14.         The Tribunal went on to address the scope of CDS (Brazil) [2010] UKUT 305 (IAC). At paragraph [41], they declined Mr Jarvis’s invitation to find that the obiter remarks in CDS regarding Article 8 were no longer good law in the light of Patel and Others. But the Tribunal in CDS did however expressly knowledge that it was unlikely a person would be able to show an Article 8 right by coming to the United Kingdom for temporary purposes:

The chances that such a right will prevail have, we consider, further diminished, in the light of the judgments in Patel and Others. It would, however, be wrong to say that the point has been reached where an adverse immigration decision in the case of a person was here for study or other temporary purposes can never be found to be disproportionate. What is clear is that, on the state of the present law, there is no justification for extending the obiter findings in CDS, so as to equate a person whose course of study has not yet ended with a person who, having finished their course, is precluded by the Immigration Rules from staying on to do something else.

15.         It follows that it was not necessarily perverse, as submitted by Mr Melvin, for the judge to find that the interference with the claimant’s studies consequential upon the refusal decision was disproportionate. But this appellant’s case was weaker than the paradigm case of CDS (Brazil) in that he had been able to complete the course for which he had been granted entry clearance to the UK. Furthermore, on the current state of the law, the exceptional or compelling circumstances have to be very cogent to justify allowing an Article 8 claim on private life grounds by a student. The judge sought to justify his conclusion of disproportionality by finding that the refusal would effectively end the appellant’s chances of higher education. This finding is not adequately reasoned, and so an error of law is made out.
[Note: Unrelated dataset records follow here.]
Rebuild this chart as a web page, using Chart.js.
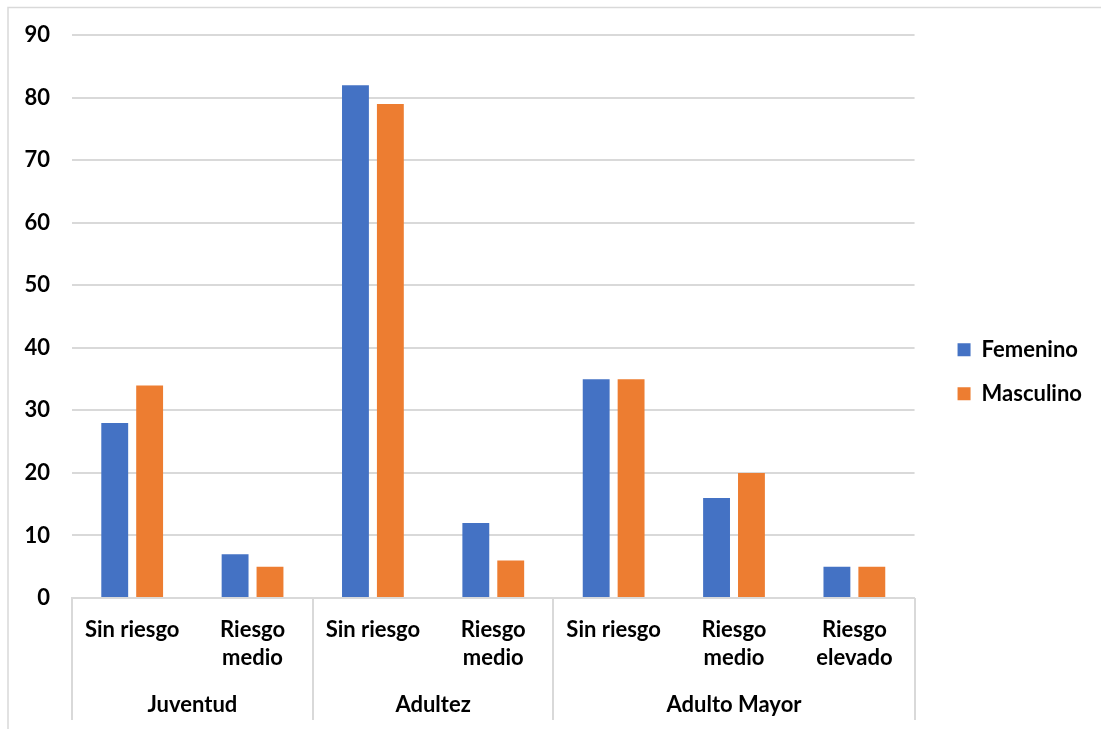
<!DOCTYPE html>
<html>
<head>
<meta charset="utf-8">
<script src="https://cdn.jsdelivr.net/npm/chart.js@4.4.0/dist/chart.umd.min.js"></script>
<style>
	html, body { margin: 0; padding: 0; background: #fff; }
</style>
</head>
<body>
<canvas id="riskChart" width="1101" height="729"></canvas>
<script>
// Risk level by age group and sex
const riskLabels = [['Sin riesgo'], ['Riesgo', 'medio'], ['Sin riesgo'], ['Riesgo', 'medio'], ['Sin riesgo'], ['Riesgo', 'medio'], ['Riesgo', 'elevado']]
const ageGroups = ['Juventud', 'Adultez', 'Adulto Mayor']
const groupSizes = [2, 2, 3]
const femenino = [28, 7, 82, 12, 35, 16, 5]
const masculino = [34, 5, 79, 6, 35, 20, 5]
const yMin = 0
const yMax = 90
const yStep = 10

const fontFamily = 'Lato, Calibri, "Open Sans", sans-serif'
const fontSize = 22
const lineGrey = '#d9d9d9'

// second row of the category axis: age groups with separators
const groupAxis = {
	id: 'groupAxis',
	afterDraw(chart) {
		const ctx = chart.ctx
		const x = chart.scales.x
		const top = chart.chartArea.bottom
		ctx.save()
		// frame around the chart
		ctx.strokeStyle = lineGrey
		ctx.lineWidth = 1.5
		ctx.beginPath()
		ctx.moveTo(8, chart.height)
		ctx.lineTo(8, 7.5)
		ctx.lineTo(chart.width, 7.5)
		ctx.stroke()

		ctx.lineWidth = 2
		ctx.font = 'bold ' + fontSize + 'px ' + fontFamily
		ctx.fillStyle = '#000'
		ctx.textAlign = 'center'
		ctx.textBaseline = 'middle'
		let start = 0
		const edges = [start]
		ageGroups.forEach((name, i) => {
			const end = start + groupSizes[i]
			const left = x.getPixelForValue(start - 0.5)
			const right = x.getPixelForValue(end - 0.5)
			ctx.fillText(name, (left + right) / 2, top + 107)
			edges.push(end)
			start = end
		})
		edges.forEach(e => {
			const px = Math.round(x.getPixelForValue(e - 0.5))
			ctx.beginPath()
			ctx.moveTo(px, top)
			ctx.lineTo(px, top + 122)
			ctx.stroke()
		})
		ctx.restore()
	}
}

const data = {
	labels: riskLabels,
	datasets: [
		{
			label: 'Femenino',
			backgroundColor: '#4472c4',
			data: femenino
		},
		{
			label: 'Masculino',
			backgroundColor: '#ed7d31',
			data: masculino
		}
	]
}

const config_bar = {
	type: 'bar',
	data: data,
	options: {
		responsive: false,
		animation: false,
		barPercentage: 0.77,
		categoryPercentage: 0.58,
		layout: {
			padding: { top: 28.5, right: 9, bottom: 14, left: 0 }
		},
		plugins: {
			legend: {
				position: 'right',
				labels: {
					boxWidth: 13,
					boxHeight: 13,
					padding: 22,
					color: '#000',
					font: { family: fontFamily, size: fontSize, weight: 'bold' }
				}
			},
			tooltip: { enabled: false }
		},
		scales: {
			x: {
				grid: { display: false, drawTicks: false },
				border: { color: lineGrey, width: 2 },
				ticks: {
					color: '#000',
					padding: 18,
					maxRotation: 0,
					autoSkip: false,
					font: { family: fontFamily, size: fontSize, weight: 'bold', lineHeight: '28px' }
				},
				afterFit: s => { s.height = 117 }
			},
			y: {
				min: yMin,
				max: yMax,
				grid: { color: lineGrey, lineWidth: 2, drawTicks: false },
				border: { display: false },
				ticks: {
					stepSize: yStep,
					color: '#000',
					padding: 22,
					font: { family: fontFamily, size: fontSize, weight: 'bold' }
				},
				afterFit: s => { s.width = 72 }
			},
			// empty strip between the plot and the legend
			gap: {
				type: 'linear',
				position: 'right',
				grid: { display: false },
				border: { display: false },
				ticks: { display: false },
				afterFit: s => { s.width = 21 }
			}
		}
	},
	plugins: [groupAxis]
}

const riskChart = new Chart(document.getElementById('riskChart'), config_bar)
</script>
</body>
</html>
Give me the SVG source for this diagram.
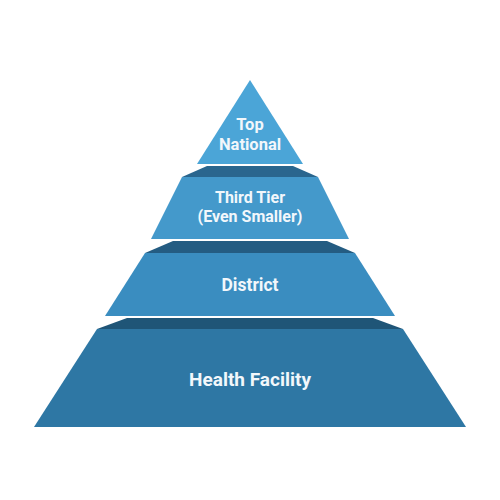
<svg xmlns="http://www.w3.org/2000/svg" width="500" height="500" viewBox="0 0 500 500">
<style>
text{font-family:Roboto,"Liberation Sans",sans-serif;font-weight:bold;fill:#F2F7FB;text-anchor:middle}
.band{stroke:none}
</style>
<rect width="500" height="500" fill="#FFFFFF"/>
<g id="tier4">
<polygon class="band" points="127,318 373,318 403,329 97,329" fill="#1F5577"/>
<polygon points="97,329 403,329 466,427 34,427" fill="#2E77A4"/>
<text x="250" y="386" font-size="19">Health Facility</text>
</g>
<g id="tier3">
<polygon class="band" points="173,241 327,241 355,253 145,253" fill="#245C82"/>
<polygon points="145,253 355,253 395,316 105,316" fill="#3A8DC0"/>
<text x="250" y="291" font-size="17.5">District</text>
</g>
<g id="tier2">
<polygon class="band" points="207,166 293,166 318,177 182,177" fill="#2A668E"/>
<polygon points="182,177 318,177 349,239 151,239" fill="#4499CB"/>
<text x="250" y="203" font-size="16">Third Tier</text>
<text x="250" y="222" font-size="16">(Even Smaller)</text>
</g>
<g id="tier1">
<polygon points="250,80 303,164 197,164" fill="#4BA5D7"/>
<text x="250" y="130" font-size="16.5">Top</text>
<text x="250" y="150" font-size="16.5">National</text>
</g>
<g id="connectors"></g>
</svg>
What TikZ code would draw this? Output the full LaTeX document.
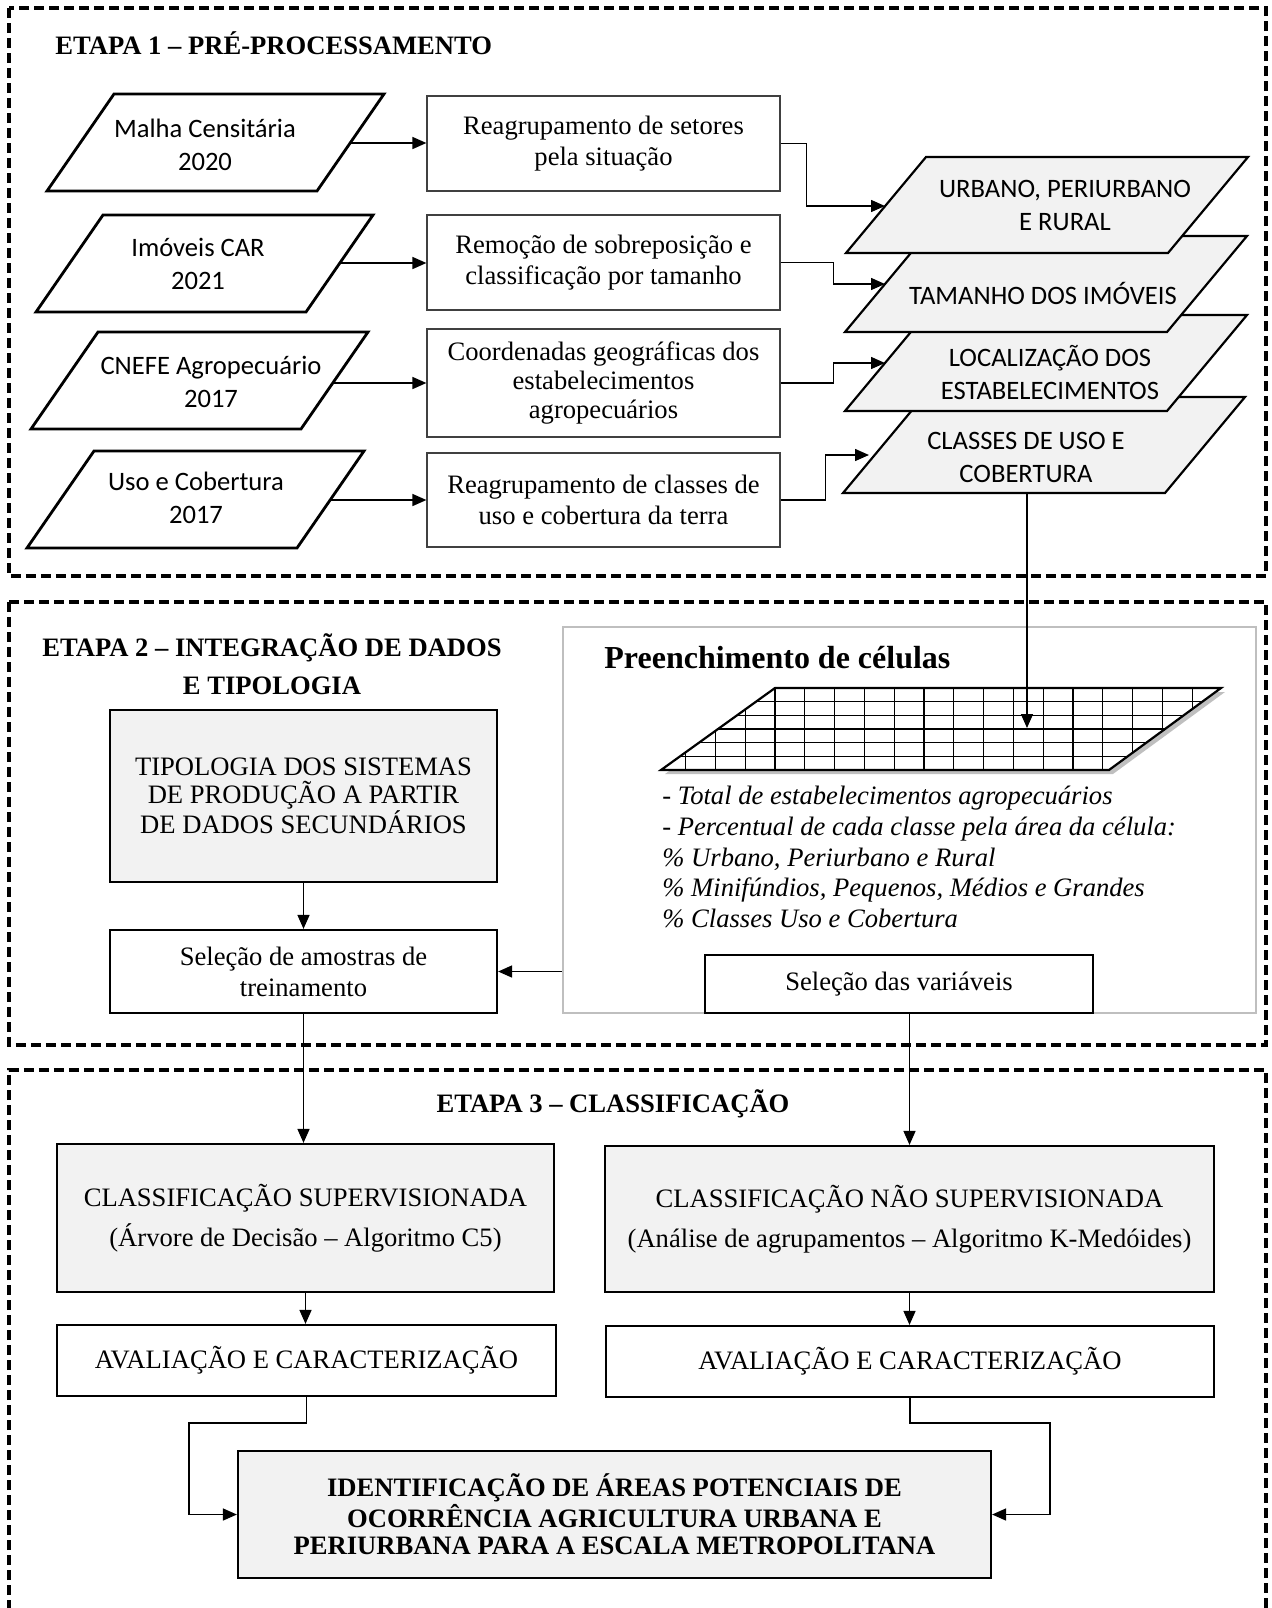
\documentclass[tikz,border=0pt]{standalone}
\usepackage{fontspec}
\setmainfont{Liberation Serif}
\newfontfamily\calibri{Carlito}
\usetikzlibrary{arrows.meta, calc, shadows}
\definecolor{planefill}{HTML}{F2F2F2}

\begin{document}
\begin{tikzpicture}[x=0.5pt, y=-0.5pt,
    every node/.style={font=\fontsize{13.3}{15.4}\selectfont, inner sep=0pt},
    stagebox/.style={line width=1.6pt, dash pattern=on 5pt off 2.5pt},
    stagetitle/.style={font=\fontsize{13.3}{19}\selectfont\bfseries},
    sourceplane/.style={draw, line width=1.4pt, fill=white},
    dataplane/.style={draw, line width=1.1pt, fill=planefill},
    sanstext/.style={font=\fontsize{13.3}{16.5}\selectfont\calibri, align=center},
    procbox/.style={draw=black!75, line width=0.6pt, align=center, minimum width=176.5pt},
    flowbox/.style={draw, line width=1.1pt, align=center},
    greybox/.style={flowbox, fill=planefill},
    flowarrow/.style={line width=0.75pt, -{Triangle[length=7pt, width=6pt]}},
    gridline/.style={line width=0.6pt}
    ]
    \useasboundingbox (0,0) rectangle (1272,1608);

    \draw[stagebox] (9,8) rectangle (1266,576);
    \draw[stagebox] (9,602) rectangle (1266,1045);
    \draw[stagebox] (9,1640) -- (9,1070) -- (1266,1070) -- (1266,1640);

    \node[stagetitle, anchor=west] (etapa1) at (55,43) {ETAPA 1 – PRÉ-PROCESSAMENTO};

    \coordinate (malhaBL) at (47,191);
    \coordinate (imovBL) at (36,312);
    \coordinate (cnefeBL) at (31,429);
    \coordinate (usoBL) at (27,548);
    \foreach \c in {malhaBL, imovBL, cnefeBL, usoBL}
        \draw[sourceplane] (\c) -- ++(270,0) -- ++(67,-97) -- ++(-270,0) -- cycle;

    \node[sanstext] (malha) at (205,145) {Malha Censitária\\2020};
    \node[sanstext] (imov) at (198,264) {Imóveis CAR\\2021};
    \node[sanstext] (cnefe) at (211,382) {CNEFE Agropecuário\\2017};
    \node[sanstext] (uso) at (196,498) {Uso e Cobertura\\2017};

    \coordinate (malhaout) at (350,143);
    \coordinate (imovout) at (340,263);
    \coordinate (cnefeout) at (333,383);
    \coordinate (usoout) at (330,500);

    \node[procbox, minimum height=47.5pt] (reag) at (603.5,143.5) {Reagrupamento de setores\\pela situação};
    \node[procbox, minimum height=47.5pt] (remo) at (603.5,262.5) {Remoção de sobreposição e\\classificação por tamanho};
    \node[procbox, minimum height=54pt, font=\fontsize{13.3}{14.3}\selectfont] (coord) at (603.5,383) {Coordenadas geográficas dos\\estabelecimentos\\agropecuários};
    \node[procbox, minimum height=47pt] (reclass) at (603.5,500) {Reagrupamento de classes de\\uso e cobertura da terra};

    \draw[flowarrow] (malhaout) -- (malhaout -| reag.west);
    \draw[flowarrow] (imovout) -- (imovout -| remo.west);
    \draw[flowarrow] (cnefeout) -- (cnefeout -| coord.west);
    \draw[flowarrow] (usoout) -- (usoout -| reclass.west);

    \coordinate (clsBL) at (843,493);
    \coordinate (locBL) at (845,411);
    \coordinate (tamBL) at (845,332);
    \coordinate (urbBL) at (846,253);
    \foreach \c in {clsBL, locBL, tamBL, urbBL}
        \draw[dataplane] (\c) -- ++(322,0) -- ++(80,-96) -- ++(-322,0) -- cycle;

    \node[sanstext] (urb) at (1065,205) {URBANO, PERIURBANO\\E RURAL};
    \node[sanstext] (tam) at (1043,293) {TAMANHO DOS IMÓVEIS};
    \node[sanstext] (loc) at (1050,372) {LOCALIZAÇÃO DOS\\ESTABELECIMENTOS};
    \node[sanstext] (cls) at (1026,457) {CLASSES DE USO E\\COBERTURA};

    \coordinate (urbin) at (885,206);
    \coordinate (tamin) at (885,284);
    \coordinate (locin) at (885,363);
    \coordinate (clsin) at (869,455);
    \draw[flowarrow] (reag.east) -- ++(26,0) |- (urbin);
    \draw[flowarrow] (remo.east) -- ++(53,0) |- (tamin);
    \draw[flowarrow] (coord.east) -- ++(53,0) |- (locin);
    \draw[flowarrow] (reclass.east) -- ++(45,0) |- (clsin);

    \node[stagetitle, align=center] (etapa2) at (272,664) {ETAPA 2 – INTEGRAÇÃO DE DADOS\\E TIPOLOGIA};
    \node[greybox, minimum width=193.5pt, minimum height=86pt, font=\fontsize{13.3}{13.8}\selectfont] (tipo) at (303.5,796) {TIPOLOGIA DOS SISTEMAS\\DE PRODUÇÃO A PARTIR\\DE DADOS SECUNDÁRIOS};
    \node[flowbox, minimum width=193.5pt, minimum height=41.5pt] (amostra) at (303.5,971.5) {Seleção de amostras de\\treinamento};
    \node[draw=black!25, line width=1.3pt, minimum width=346.5pt, minimum height=193pt] (panel) at (909.5,820) {};
    \node[anchor=west, font=\fontsize{16}{19}\selectfont\bfseries] (preench) at (604,658) {Preenchimento de células};

    \coordinate (gridBL) at (661,770);
    \coordinate (gridBR) at (1109,770);
    \coordinate (gridTR) at (1221,688);
    \coordinate (gridTL) at (775,688);
    \fill[white, drop shadow={shadow xshift=2pt, shadow yshift=-2pt, opacity=0.5}] (gridBL) -- (gridBR) -- (gridTR) -- (gridTL) -- cycle;
    \begin{scope}
        \clip (gridBL) -- (gridBR) -- (gridTR) -- (gridTL) -- cycle;
        \foreach \k in {-3,...,14}
            \draw[gridline] ({775+29.8*\k},688) -- ++(0,82);
        \foreach \j in {1,...,5}
            \draw[gridline] (650,{688+13.67*\j}) -- ++(580,0);
    \end{scope}
    \draw[line width=1.1pt] (gridBL) -- (gridBR) -- (gridTR) -- (gridTL) -- cycle;

    \coordinate (clsout) at (1027,493);
    \coordinate (gridin) at (1027,728);
    \draw[flowarrow] (clsout) -- (gridin);

    \node[anchor=west, align=left, font=\fontsize{13.3}{15.4}\selectfont\itshape] (vars) at (662,857) {- Total de estabelecimentos agropecuários\\- Percentual de cada classe pela área da célula:\\\% Urbano, Periurbano e Rural\\\% Minifúndios, Pequenos, Médios e Grandes\\\% Classes Uso e Cobertura};
    \node[flowbox, minimum width=194pt, minimum height=29pt] (varsel) at (899,984) {Seleção das variáveis};

    \draw[flowarrow] (tipo.south) -- (tipo.south |- amostra.north);
    \draw[flowarrow] (amostra.east -| panel.west) -- (amostra.east);

    \node[stagetitle] (etapa3) at (613,1104) {ETAPA 3 – CLASSIFICAÇÃO};
    \node[greybox, minimum width=248.5pt, minimum height=74pt, font=\fontsize{13.3}{20}\selectfont] (sup) at (305.5,1218) {CLASSIFICAÇÃO SUPERVISIONADA\\(Árvore de Decisão – Algoritmo C5)};
    \node[greybox, minimum width=304.5pt, minimum height=73pt, font=\fontsize{13.3}{20}\selectfont] (nsup) at (909.5,1219) {CLASSIFICAÇÃO NÃO SUPERVISIONADA\\(Análise de agrupamentos – Algoritmo K-Medóides)};
    \node[flowbox, minimum width=249.5pt, minimum height=35.5pt] (aval1) at (306.5,1360.5) {AVALIAÇÃO E CARACTERIZAÇÃO};
    \node[flowbox, minimum width=304pt, minimum height=35.5pt] (aval2) at (910,1361.5) {AVALIAÇÃO E CARACTERIZAÇÃO};
    \node[greybox, minimum width=376.5pt, minimum height=63.5pt, font=\fontsize{13.3}{13.8}\selectfont\bfseries] (final) at (614.5,1514.5) {IDENTIFICAÇÃO DE ÁREAS POTENCIAIS DE\\OCORRÊNCIA AGRICULTURA URBANA E\\PERIURBANA PARA A ESCALA METROPOLITANA};

    \draw[flowarrow] (amostra.south) -- (amostra.south |- sup.north);
    \draw[flowarrow] (varsel.south -| nsup.north) -- (nsup.north);
    \draw[flowarrow] (sup.south) -- (sup.south |- aval1.north);
    \draw[flowarrow] (nsup.south) -- (nsup.south |- aval2.north);

    \coordinate (lbend) at (189,1423);
    \coordinate (rbend) at (1050,1423);
    \draw[flowarrow] (aval1.south) |- (lbend) |- (final.west);
    \draw[flowarrow] (aval2.south) |- (rbend) |- (final.east);
\end{tikzpicture}
\end{document}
The Remaking of the Decision

16.         For the purposes of remaking the decision, I invited Mr Hussain to tender the claimant as a witness. In answer to questions from Mr Hussain, the claimant confirmed that he had completed the level 3 course for which he had sought entry clearance as a student. He could follow the level 5 course in Pakistan, but he would have to go back to the beginning of the course. He would not be able to rely on the transcripts of results showing that he had successfully completed year 1 of the course in the UK. But once he had completed a level 5 course in Pakistan, he would be eligible to apply for leave to enter the United Kingdom in order to follow a degree course.

17.         His sponsoring college had lost its licence in June 2014, shortly after the hearing in the First-tier Tribunal. The college had stopped operating, and so he needed a letter from the Secretary of State to enable him to find an alternative sponsor within 60 days.

18.         In his closing submissions on behalf of the Secretary of State, Mr Melvin submitted that the claimant’s Article 8 claim was now even weaker than it was before the First-tier Tribunal, as it was now necessary to apply Section 117B of the 2002 Act. In reply, Mr Hussain submitted that the claimant had only been refused leave to remain on a technicality, and the public interest in his removal was reduced, applying CDS (Brazil).

Discussion and Findings

19.         The effect of the refusal decision is not to rob the claimant of the chances of pursuing his higher education either in the UK or in Pakistan. As the Rules do not enable a student to repeat a course below degree level (if the effect is to exceed the three year maximum), a student has to return to his country of origin or go to another country to repeat the course. While in the claimant’s case this is inconvenient and will involve some additional and/or wasted expenditure, it does not have the consequence of frustrating his ultimate ambition of going on to study at degree level. There were undoubtedly compassionate reasons for the claimant not being able to satisfy the requirements of the Rules. But on analysis the interference consequential upon the refusal decision is not so grave as to engage Article 8(1) of the ECHR. In short, I answer questions 1 and 2 of the Razgar test in favour of the Secretary of State, not in favour of the claimant. But even if I am wrong about that, on the current state of the law, there can only be one answer to the remaining three questions of the Razgar test. The decision appealed against is in accordance with the law; it is necessary in a democratic society; and it is proportionate to the legitimate public end sought to be achieved. I am reinforced in my finding on proportionality by taking into account the factors set out in Section 117B of the 2002 Act as amended by the Immigration Act 2014. Of particular relevance is sub-Section 4, which provides that little weight should be attached to a private life which is established while a person’s status is precarious. As a student who entered for a temporary purpose, the claimant clearly falls into the category of a person whose status is and always has been precarious.

20.         Mr Hussain invited me to find in the alternative that the decision of the Secretary of State was not in accordance with the law, because she had not made a decision on exceptional circumstances. She had only considered the application under the Rules. While it is true that the Secretary of State only considered the application under the Rules, the application did not specifically invite her to exercise discretion on exceptional circumstances outside the Rules. So the duty on the Secretary of State to consider exercising her discretion outside the Rules did not arise on the facts of this particular case, in contrast to the facts of Ganesabalan.

Decision

The decision of the First-tier Tribunal contained an error of law, and accordingly the decision is set aside and the following decision is substituted: the claimant’s appeal against the refusal of further leave to remain as a student, and against the concomitant decision to remove him, is dismissed under the Rules and under Article 8 ECHR.